9

I have a string in Python. I calculate the SHA1 hash of that string with hashlib. I convert it to its hexadecimal representation and take the last 16 characters to use as an identifier:

hash_str = "foobarbazάλφαβήταγάμμα..."
hash_obj = hashlib.sha1(hash_str, encode('utf-8'))
hash_id  = hash_obj.hexdigest()[:16]

My goal is an identifier that provides reasonable length and is unlikely to yield the same hash_id value for a different hash_str input.

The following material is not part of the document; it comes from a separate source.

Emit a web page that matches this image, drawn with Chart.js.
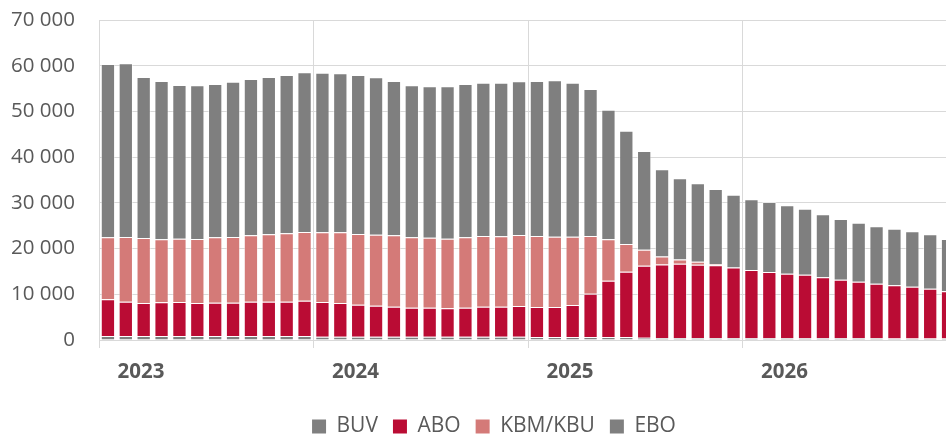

If the probability of a SHA1 collision is 1/(2^160), or 1/(16^40), then if I take the last sixteen characters of the hex representation, is the probability of a collision only 1/(16^16)? Or are the bytes (or their hex equivalent) not distributed evenly?

Alex Reynolds
  • 95,983
  • 54
  • 240
  • 345
  • 3
    If sha1 is uniformly distributed, then also its "digits". Since sha1 was constructed to be a secure hash function, it should be uniformly distributed or at least very close to it (so close that you cannot see the difference). – AbcAeffchen Nov 06 '15 at 00:22
  • That's not the actual probability of a collision, the real one it's much higher. To know why google "birthday paradox" – Pablo Fernandez Dec 27 '19 at 03:31

1 Answers1

6

Yes. Any hash function which exhibits the property of uniformity has equal chance of any value in its output range being generated by a randomly chosen input value. Therefore, each value of the truncated hash is equally likely too. SHA-1 is is hash function that demonstrates uniformity, therefore your conjecture is true.

abligh
  • 24,573
  • 4
  • 47
  • 84